- [WHAT IS EXPECTED]: In the material below, please retype the lines from the very first through the one with "blue = '#2F5597'", exactly and without pictures.

- [INFORMATION SUPPLIED]:
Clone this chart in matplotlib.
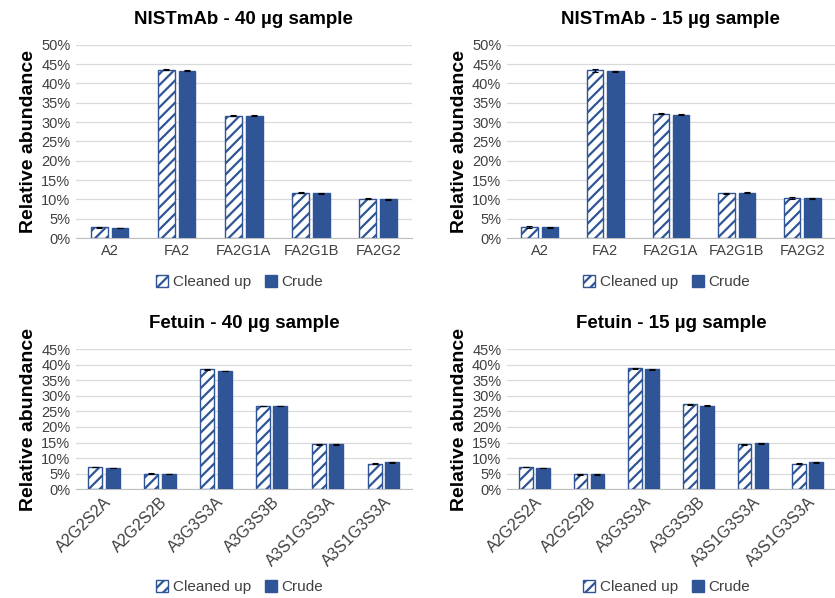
import matplotlib.pyplot as plt
import numpy as np
from matplotlib.ticker import PercentFormatter

plt.rcParams['font.family'] = ['Liberation Sans', 'DejaVu Sans']
plt.rcParams['hatch.linewidth'] = 1.6

blue = '#2F5597'

# NISTmAb glycans
mab_labels = ['A2', 'FA2', 'FA2G1A', 'FA2G1B', 'FA2G2']
mab40_clean = [2.8, 43.6, 31.7, 11.7, 10.2]
mab40_crude = [2.6, 43.3, 31.7, 11.6, 10.0]
mab40_clean_err = [0.1, 0.15, 0.1, 0.1, 0.1]
mab40_crude_err = [0.1, 0.1, 0.1, 0.1, 0.1]
mab15_clean = [2.9, 43.4, 32.2, 11.6, 10.3]
mab15_crude = [2.8, 43.2, 31.9, 11.7, 10.3]
mab15_clean_err = [0.2, 0.3, 0.1, 0.1, 0.2]
mab15_crude_err = [0.1, 0.1, 0.1, 0.1, 0.1]

# Fetuin glycans
fet_labels = ['A2G2S2A', 'A2G2S2B', 'A3G3S3A', 'A3G3S3B', 'A3S1G3S3A', 'A3S1G3S3A']
fet40_clean = [7.1, 5.0, 38.6, 26.8, 14.4, 8.25]
fet40_crude = [6.75, 4.9, 38.0, 26.8, 14.5, 8.6]
fet40_clean_err = [0.1, 0.1, 0.15, 0.1, 0.15, 0.1]
fet40_crude_err = [0.1, 0.1, 0.15, 0.1, 0.15, 0.1]
fet15_clean = [7.1, 4.8, 38.9, 27.3, 14.5, 8.25]
fet15_crude = [6.75, 4.8, 38.6, 26.9, 14.7, 8.6]
fet15_clean_err = [0.1, 0.1, 0.15, 0.1, 0.15, 0.1]
fet15_crude_err = [0.1, 0.1, 0.15, 0.1, 0.15, 0.1]

fig = plt.figure(figsize=(8.35, 5.98), dpi=100)


def draw(rect, title, labels, clean, crude, clean_err, crude_err, ymax, rot,
         title_y, leg_y):
    ax = fig.add_axes(rect)
    x = np.arange(len(labels))
    w = 0.25
    ax.bar(x - 0.155, clean, w, color='white', edgecolor=blue, hatch='///',
           linewidth=1.0, label='Cleaned up', zorder=3)
    ax.bar(x + 0.155, crude, w, color=blue, edgecolor=blue, linewidth=1.0,
           label='Crude', zorder=3)
    ax.errorbar(x - 0.155, clean, yerr=clean_err, fmt='none', ecolor='black',
                elinewidth=0.8, capsize=2.5, capthick=0.8, zorder=4)
    ax.errorbar(x + 0.155, crude, yerr=crude_err, fmt='none', ecolor='black',
                elinewidth=0.8, capsize=2.5, capthick=0.8, zorder=4)
    ax.set_xlim(-0.5, len(labels) - 0.5)
    ax.set_ylim(0, ymax)
    ax.set_yticks(np.arange(0, ymax + 1, 5))
    ax.yaxis.set_major_formatter(PercentFormatter(decimals=0))
    ax.grid(axis='y', color='#D9D9D9', linewidth=0.9, zorder=0)
    for s in ['top', 'right', 'left']:
        ax.spines[s].set_visible(False)
    ax.spines['bottom'].set_color('#BFBFBF')
    ax.tick_params(axis='both', length=0, labelsize=10.5, colors='#404040',
                   pad=4)
    ax.set_xticks(x)
    if rot:
        ax.set_xticklabels(labels, rotation=45, ha='right',
                           rotation_mode='anchor', fontsize=11.5)
    else:
        ax.set_xticklabels(labels)
    ax.set_ylabel('Relative abundance', fontsize=14, fontweight='bold',
                  color='black', labelpad=3)
    fig.text(rect[0] + rect[2] / 2, title_y, title, ha='center', va='center',
             fontsize=13.5, fontweight='bold')
    leg = fig.legend(*ax.get_legend_handles_labels(), loc='center',
                     bbox_to_anchor=(rect[0] + rect[2] / 2 - 0.005, leg_y),
                     ncol=2, frameon=False, fontsize=11, handlelength=0.8,
                     handleheight=0.8, handletextpad=0.3, columnspacing=0.9)
    for t in leg.get_texts():
        t.set_color('#404040')
    return ax


draw([0.091, 0.602, 0.402, 0.323], 'NISTmAb - 40 µg sample', mab_labels,
     mab40_clean, mab40_crude, mab40_clean_err, mab40_crude_err, 50, False,
     1 - 20 / 598, 1 - 282 / 598)
draw([0.607, 0.602, 0.393, 0.323], 'NISTmAb - 15 µg sample', mab_labels,
     mab15_clean, mab15_crude, mab15_clean_err, mab15_crude_err, 50, False,
     1 - 20 / 598, 1 - 282 / 598)
draw([0.091, 0.182, 0.402, 0.234], 'Fetuin - 40 µg sample', fet_labels,
     fet40_clean, fet40_crude, fet40_clean_err, fet40_crude_err, 45, True,
     1 - 324 / 598, 1 - 587 / 598)
draw([0.607, 0.182, 0.393, 0.234], 'Fetuin - 15 µg sample', fet_labels,
     fet15_clean, fet15_crude, fet15_clean_err, fet15_crude_err, 45, True,
     1 - 324 / 598, 1 - 587 / 598)

fig.savefig('out.png', dpi=100)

- [TASK OUTPUT]:
Clone this chart in matplotlib.
import matplotlib.pyplot as plt
import numpy as np
from matplotlib.ticker import PercentFormatter

plt.rcParams['font.family'] = ['Liberation Sans', 'DejaVu Sans']
plt.rcParams['hatch.linewidth'] = 1.6

blue = '#2F5597'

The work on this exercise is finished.